His film essays explore suppressed, latent stories, and the ideological filters and amnesiac effects of Hollywood cinema on popular memory. During the course of his filmmaking career, he has focused on portrayals of the urban space, the architecture of real and imagined cities and the effects of the passing of time on the landscape. In his best-known essay, Los Angeles Plays Itself (2003), he uses material taken from research, avant-garde or exploitation films to carry out a materialist interpretation of history in which he exhaustively covers, analyses and unpicks misleading portrayals of the city of Los Angeles as they appear in Hollywood cinema. His recent films include Get Out of the Car (2010), Reconversão (2012) and The Thoughts That Once We Had (2015), in which he presents a personal history of cinema as inspired by Deleuze’s books on the subject.
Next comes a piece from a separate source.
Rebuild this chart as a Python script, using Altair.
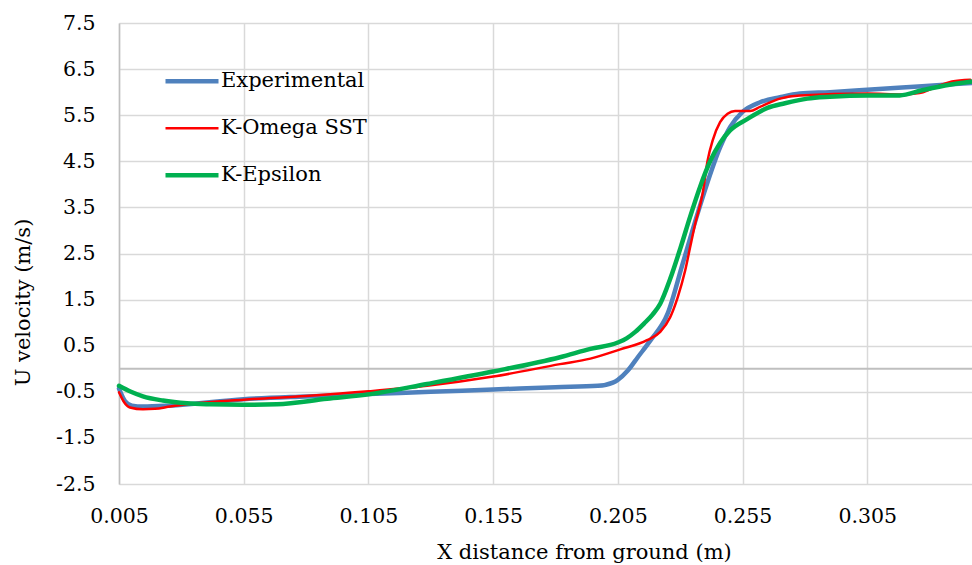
import altair as alt
import pandas as pd

# Experimental (blue)
exp_x = [0.005, 0.0074, 0.0102, 0.0146, 0.025, 0.055, 0.080, 0.105, 0.130, 0.155, 0.180, 0.197, 0.203,
         0.205, 0.209, 0.213, 0.218, 0.225, 0.231, 0.237, 0.241, 0.246, 0.250, 0.255, 0.262, 0.270,
         0.278, 0.290, 0.305, 0.327, 0.347]
exp_y = [-0.43, -0.70, -0.80, -0.82, -0.80, -0.66, -0.60, -0.55, -0.50, -0.45, -0.40, -0.37, -0.30,
         -0.24, -0.04, 0.25, 0.61, 1.20, 2.28, 3.37, 4.05, 4.80, 5.24, 5.57, 5.78, 5.89,
         5.97, 6.00, 6.05, 6.13, 6.20]

# K-Omega SST (red)
kw_x = [0.005, 0.007, 0.0094, 0.0146, 0.0194, 0.0255, 0.0323, 0.055, 0.080, 0.105, 0.1285, 0.155, 0.1818,
        0.194, 0.206, 0.2167, 0.222, 0.226, 0.229, 0.232, 0.234, 0.236, 0.239, 0.241, 0.243, 0.246,
        0.249, 0.252, 0.258, 0.262, 0.270, 0.278, 0.305, 0.319, 0.326, 0.331, 0.339, 0.3463]
kw_y = [-0.51, -0.72, -0.84, -0.88, -0.87, -0.82, -0.77, -0.67, -0.59, -0.49, -0.37, -0.17, 0.10,
        0.22, 0.42, 0.62, 0.80, 1.12, 1.55, 2.13, 2.64, 3.14, 3.80, 4.52, 4.95, 5.35,
        5.53, 5.59, 5.59, 5.68, 5.86, 5.93, 5.97, 5.95, 5.98, 6.08, 6.23, 6.27]

# K-Epsilon (green)
ke_x = [0.005, 0.0098, 0.0146, 0.0226, 0.0323, 0.0415, 0.0547, 0.0683, 0.0884, 0.1057, 0.1285, 0.155,
        0.1818, 0.194, 0.205, 0.2085, 0.212, 0.2155, 0.219, 0.222, 0.226, 0.230, 0.234, 0.238, 0.242,
        0.246, 0.250, 0.257, 0.265, 0.272, 0.281, 0.290, 0.305, 0.318, 0.327, 0.338, 0.347]
ke_y = [-0.37, -0.50, -0.60, -0.69, -0.75, -0.77, -0.78, -0.77, -0.65, -0.55, -0.33, -0.06,
        0.25, 0.43, 0.57, 0.66, 0.80, 0.98, 1.18, 1.41, 1.95, 2.60, 3.30, 3.95, 4.50,
        4.90, 5.17, 5.42, 5.66, 5.76, 5.86, 5.90, 5.93, 5.93, 6.04, 6.16, 6.23]

series = ["Experimental", "K-Omega SST", "K-Epsilon"]
colors = ["#4F81BD", "#FF0000", "#00B050"]
widths = [4.5, 2.5, 4.5]

x_ticks = [0.005, 0.055, 0.105, 0.155, 0.205, 0.255, 0.305]
y_ticks = [-2.5, -1.5, -0.5, 0.5, 1.5, 2.5, 3.5, 4.5, 5.5, 6.5, 7.5]

frames = []
for name, xs, ys in zip(series, [exp_x, kw_x, ke_x], [exp_y, kw_y, ke_y]):
    frames.append(pd.DataFrame({"x": xs, "y": ys, "series": name}))
df = pd.concat(frames, ignore_index=True)

FONT = "DejaVu Serif"
FS = 20.5
TFS = 21
LFS = 21

xenc = alt.X("x:Q", scale=alt.Scale(domain=[0.005, 0.347], nice=False, zero=False),
             axis=alt.Axis(values=x_ticks, format=".3f", title="X distance from ground (m)",
                           grid=True, gridColor="#D9D9D9", gridWidth=1.5, domain=False, ticks=False,
                           labelFlush=False, labelOverlap=False,
                           labelPadding=22, labelFontSize=FS, labelFont=FONT, labelColor="#000000",
                           titleFont=FONT, titleFontSize=TFS, titleFontWeight="normal", titleColor="#000000",
                           titleX=465, titleY=74, titleAlign="center", titleBaseline="alphabetic"))
yenc = alt.Y("y:Q", scale=alt.Scale(domain=[-2.5, 7.5], nice=False, zero=False),
             axis=alt.Axis(values=y_ticks,
                           labelExpr="datum.value < 0 ? '-' + format(-datum.value, '.1f') : format(datum.value, '.1f')",
                           title="U velocity (m/s)",
                           grid=True, gridColor="#D9D9D9", gridWidth=1.5, domain=True, domainColor="#BFBFBF",
                           domainWidth=1.5, ticks=False, labelFlush=False, labelOverlap=False,
                           labelPadding=24, labelFontSize=FS, labelFont=FONT, labelColor="#000000",
                           titleFont=FONT, titleFontSize=TFS, titleFontWeight="normal", titleColor="#000000",
                           titleAngle=270, titleX=-96, titleY=279, titleAlign="center", titleBaseline="middle"))

leg = dict(title=None, orient="none", legendX=44, legendY=35, padding=0,
           symbolType="stroke", symbolSize=2809, labelFont=FONT, labelFontSize=LFS,
           labelColor="#000000", labelOffset=0, rowPadding=0, clipHeight=46.6, labelLimit=400)
color = alt.Color("series:N", scale=alt.Scale(domain=series, range=colors), legend=alt.Legend(**leg))
sw = alt.StrokeWidth("series:N", scale=alt.Scale(type="ordinal", domain=series, range=widths),
                     legend=alt.Legend(**leg))

zero = alt.Chart(pd.DataFrame({"y0": [0.0]})).mark_rule(color="#BFBFBF", strokeWidth=2).encode(y="y0:Q")

layers = [zero]
for name in series:
    layers.append(
        alt.Chart(df).transform_filter(alt.datum.series == name)
        .mark_line(interpolate="monotone", strokeCap="round", strokeJoin="round")
        .encode(x=xenc, y=yenc, color=color, strokeWidth=sw)
    )

chart = alt.layer(*layers).properties(
    width=853, height=461,
    autosize=alt.AutoSizeParams(type="none"),
    padding={"left": 119, "top": 23, "right": 0, "bottom": 81},
    background="#FFFFFF",
).configure_view(stroke=None)

chart.save("out.html", embed_options={"renderer": "svg", "actions": False})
Andersen also did some important work as a programmer at L.A. Filmforum during the 1990s, and with seasons such as Blacklisted – Movies by the Hollywood Blacklist (Viennale, 2000) and Los Angeles – A City in Film (Viennale, 2008). Since 1966 he has written articles for magazines such as Film Comment, Artforum, Sight & Sound and Cinema Scope. In 2017 he published his first compilation of his written essays, Slow Writing: Thom Andersen on Cinema (Visible Press).